How to demonstrate that 3 vectors are total in $\mathbb C^3$

Question

I don't know if total is the right term. A set A is "total" if $\langle f,a_i \rangle=0 \iff f=0$ .

I have those vectors: $c_1=(1,2,0), c_2=(0,1,2), c_3=(0,0,1)$ and I have to verify if they're "total" in $\mathbb C^3$.

How do I do it?

Answer 1

Following your definition of total, $\{c_1,c_2,c_3\}$ is total iif the matrix $$A=\begin{bmatrix} c_1 \\ c_2 \\ c_3\end{bmatrix}\in M_{3\times 3}(\mathbb{C})\cap M_{3\times 3}(\mathbb{R})$$ is non singular. Infact if exists $f\in \mathbb{C^3}$ such that $Af=0$ then $\langle c_i,\overline{f}\rangle = 0$ (by definition of $\langle,\rangle$ on $\mathbb{C^n}\times \mathbb{C}^n$) and viceversa.
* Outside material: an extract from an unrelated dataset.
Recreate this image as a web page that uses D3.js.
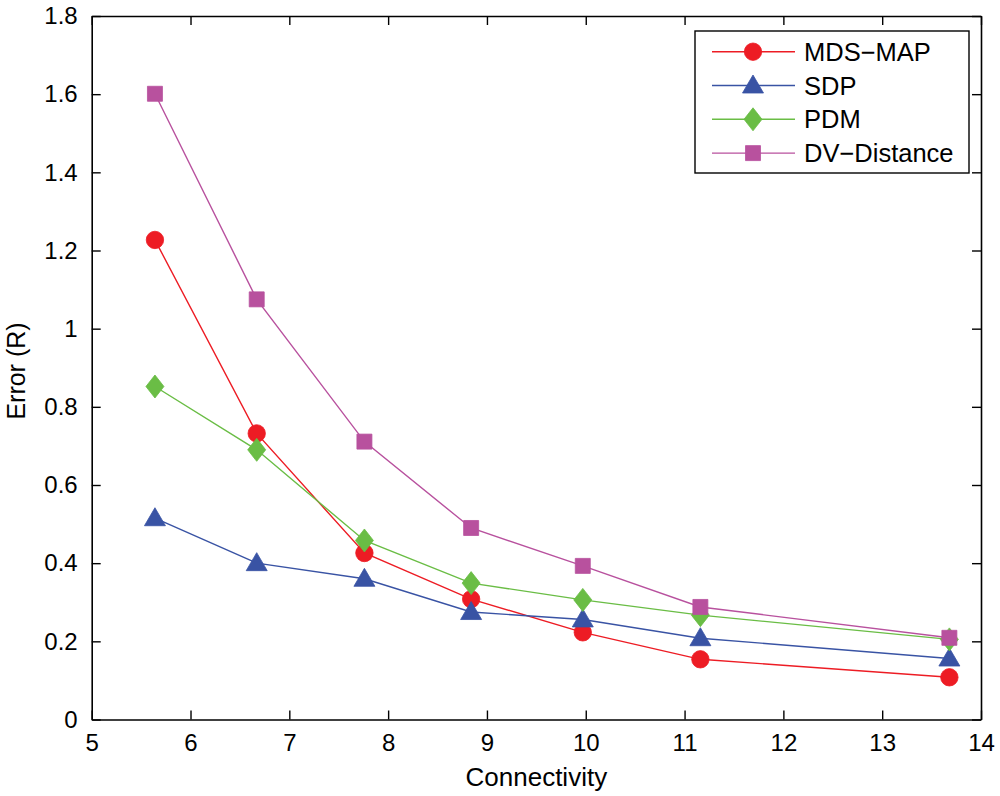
<!DOCTYPE html>
<html>
<head>
<meta charset="utf-8">
<script src="https://cdn.jsdelivr.net/npm/d3@7"></script>
<style>
  body { margin: 0; background: #fff; }
  svg text { font-family: "Liberation Sans", Arial, sans-serif; fill: #000; }
</style>
</head>
<body>
<svg id="chart" width="1000" height="796"></svg>
<script>
// connectivity values (x)
var connectivity = [5.64, 6.67, 7.76, 8.84, 9.97, 11.16, 13.68];

// error values per method
var mdsMap     = [1.227, 0.732, 0.426, 0.308, 0.223, 0.154, 0.108];
var sdp        = [0.515, 0.400, 0.360, 0.275, 0.256, 0.208, 0.156];
var pdm        = [0.852, 0.690, 0.458, 0.349, 0.306, 0.267, 0.205];
var dvDistance = [1.601, 1.075, 0.711, 0.490, 0.393, 0.288, 0.209];

var seriesNames = ["MDS\u2212MAP", "SDP", "PDM", "DV\u2212Distance"];
var xTicks = [5, 6, 7, 8, 9, 10, 11, 12, 13, 14];
var yTicks = [0, 0.2, 0.4, 0.6, 0.8, 1, 1.2, 1.4, 1.6, 1.8];

var svg = d3.select("#chart");
var margin = {top: 16, right: 19, bottom: 76.5, left: 91.7},
	width = +svg.attr("width") - margin.left - margin.right,
	height = +svg.attr("height") - margin.top - margin.bottom,
	g = svg.append("g").attr("transform", translate(margin.left, margin.top));

function translate(x, y)
{
	return "translate(" + x + "," + y + ")";
}

var x = d3.scaleLinear().domain([5, 14]).range([0, width]);
var y = d3.scaleLinear().domain([0, 1.8]).range([height, 0]);

var colors = ["#ed1c24", "#3953a4", "#6abd45", "#b8519e"];

// marker shapes, sized to the picture
function markerPath(i)
{
	if (i === 0) return d3.symbol().type(d3.symbolCircle).size(Math.PI * 8.7 * 8.7)();
	if (i === 1) return "M0,-10.5L10.5,7.5L-10.5,7.5Z";
	if (i === 2) return "M0,-11.5L9,0L0,11.5L-9,0Z";
	return "M-7.5,-7.5L7.5,-7.5L7.5,7.5L-7.5,7.5Z";
}

var allSeries = [mdsMap, sdp, pdm, dvDistance].map(function(vals, i){
	return {
		name: seriesNames[i],
		color: colors[i],
		index: i,
		points: vals.map(function(v, j){ return {x: connectivity[j], y: v}; })
	};
});

// axes box with inward ticks on every side
var tickLen = 9;
var axisStyle = function(sel){
	sel.selectAll(".domain").attr("stroke", "#000").attr("stroke-width", 1.6);
	sel.selectAll(".tick line").attr("stroke", "#000").attr("stroke-width", 1.4);
	sel.selectAll("text").attr("font-size", 24);
};

g.append("g")
	.attr("transform", translate(0, height))
	.call(d3.axisBottom(x).tickValues(xTicks).tickSizeInner(-tickLen).tickSizeOuter(0).tickPadding(14))
	.call(axisStyle);

g.append("g")
	.call(d3.axisTop(x).tickValues(xTicks).tickSizeInner(-tickLen).tickSizeOuter(0).tickFormat(""))
	.call(axisStyle);

g.append("g")
	.call(d3.axisLeft(y).tickValues(yTicks).tickSizeInner(-tickLen).tickSizeOuter(0).tickPadding(14)
		.tickFormat(function(d){ return d3.format("")(+d.toFixed(1)); }))
	.call(axisStyle);

g.append("g")
	.attr("transform", translate(width, 0))
	.call(d3.axisRight(y).tickValues(yTicks).tickSizeInner(-tickLen).tickSizeOuter(0).tickFormat(""))
	.call(axisStyle);

// series: line then markers, one series after the other
var line = d3.line()
	.x(function(d){ return x(d.x); })
	.y(function(d){ return y(d.y); });

var seriesG = g.selectAll(".series")
	.data(allSeries)
	.enter().append("g")
	.attr("class", "series");

seriesG.each(function(s){
	var sg = d3.select(this);
	sg.append("path")
		.attr("d", line(s.points))
		.attr("fill", "none")
		.attr("stroke", s.color)
		.attr("stroke-width", 1.4);
	sg.selectAll("path.marker")
		.data(s.points)
		.enter().append("path")
		.attr("class", "marker")
		.attr("transform", function(d){ return translate(x(d.x), y(d.y)); })
		.attr("d", markerPath(s.index))
		.attr("fill", s.color)
		.attr("stroke", s.color)
		.attr("stroke-width", 0.8);
});

// axis titles
svg.append("text")
	.attr("x", margin.left + width / 2)
	.attr("y", 786)
	.attr("text-anchor", "middle")
	.attr("font-size", 26)
	.text("Connectivity");

svg.append("text")
	.attr("transform", translate(24.5, 371) + " rotate(-90)")
	.attr("text-anchor", "middle")
	.attr("font-size", 25)
	.text("Error (R)");

// legend
var legendX = 695 - margin.left, legendY = 31 - margin.top;
var legend = g.append("g").attr("transform", translate(legendX, legendY));
legend.append("rect")
	.attr("width", 274)
	.attr("height", 142)
	.attr("fill", "#fff")
	.attr("stroke", "#000")
	.attr("stroke-width", 1.4);

var items = legend.selectAll(".item")
	.data(allSeries)
	.enter().append("g")
	.attr("class", "item")
	.attr("transform", function(d, i){ return translate(0, 20.7 + i * 33.8); });

items.append("line")
	.attr("x1", 17)
	.attr("x2", 100)
	.attr("stroke", function(d){ return d.color; })
	.attr("stroke-width", 1.4);

items.append("path")
	.attr("transform", translate(58, 0))
	.attr("d", function(d){ return markerPath(d.index); })
	.attr("fill", function(d){ return d.color; })
	.attr("stroke", function(d){ return d.color; })
	.attr("stroke-width", 0.8);

items.append("text")
	.attr("x", 109)
	.attr("dy", "0.36em")
	.attr("font-size", 25.5)
	.text(function(d){ return d.name; });
</script>
</body>
</html>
So you only have to check that $detA\neq 0$.

Answer 2

For a finite-dimensional space $V$ and $A\subseteq V$ we have:

\begin{align} A \text{ is total} &\iff \big(x \perp A \implies x = 0\big)\\ &\iff A^\perp = \{0\}\\ &\iff \mathrm{span}\, A = A^{\perp\perp} = \{0\}^\perp = V \end{align}

So you just have to chech if $\mathrm{span}\,A = V$, or in this case if $\{c_1, c_2, c_3\}$ is a basis for $\mathbb{C}^3$.